Johnathan Thurston is still recovering from injury. (AAP Image/David Rowland)
Johnathan Thurston is still recovering from injury. (AAP Image/David Rowland)

Durkin: Never call a Cowboy to a gunfight

As a child of the '50s, and a country boy to boot, my familiarisation with tales of agitated cowboys was almost as important as maths and English.

And my sometimes fading memory tells me fictitious boyhood heroes such as Wyatt Earp and the Lone Ranger always won their battles. They were feared by their opponents, never backed down from a fight and accepted any challenge.

Sounds like the great Johnathan Thurston, doesn't it?

In rugby league terms, JT is Wyatt Earp and the Lone Ranger rolled into one. But the major difference is that this Cowboy is no fictitious character. He is the greatest Cowboy of them all.

What I gleaned from those cowboy tales as a kid was that whoever challenged these heroes, always lost. It was the "don't poke the bear" analogy, which I learned later in life.

Respected Fox commentator and former international halfback Greg Alexander certainly poked the bear last weekend when he suggested the Cowboys skipper - in his swansong year - might have played a season too long. Alexander suggested JT was a yard off the pace, hit the ground too often and was easier to tackle.

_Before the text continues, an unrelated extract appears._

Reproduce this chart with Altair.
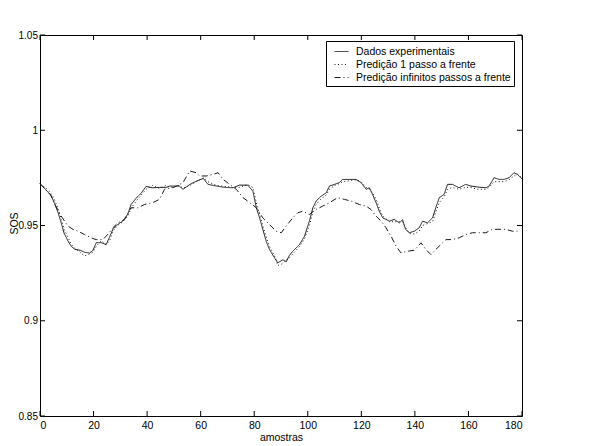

Sadly, he is more than likely correct in his assessment. Those who have admired Thurston for the majority of his 17 seasons can see he is well below his best, as are the Cowboys.

And while Thurston arced up when told of the comment, his coach Paul Green grinned and challenged JT to respond "the way Johnno usually responds".

He knew the bear had been poked and that the Cowboy who never backs down from a fight had been provoked by a former great. In fact, such was the timing of the Alexander observation that conspiracy theorists could be excused for thinking it was Green who planted the seed.

This is the same Cowboys side that played last year's grand final despite being without Thurston from round 16.

They started this season as premiership favourites in the minds of many, yet after five rounds are 14th on the ladder.

It is not alarm time just yet, because fancied outfits such as the Storm, Broncos, Eels and Sharks are also struggling. But the Cowboys need to find their mojo soon and tomorrow night against the besieged Bulldogs is a perfect platform.

In a pre-season preview, I wrote that the hurdle for the star-studded Cowboys would be putting the cart before the horse, with the mindset of winning the premiership for Thurston in his final year. Their stuttering, disjointed start to the season may just be a product of that most fervent goal.

But while Thurston may be a champion Cowboy, Green is just as gifted in his role as coach. And he will know that tomorrow night, against tough Kiwi Kieran Foran, is the textbook scene setter for the struggling Cowboy to draw on his big guns.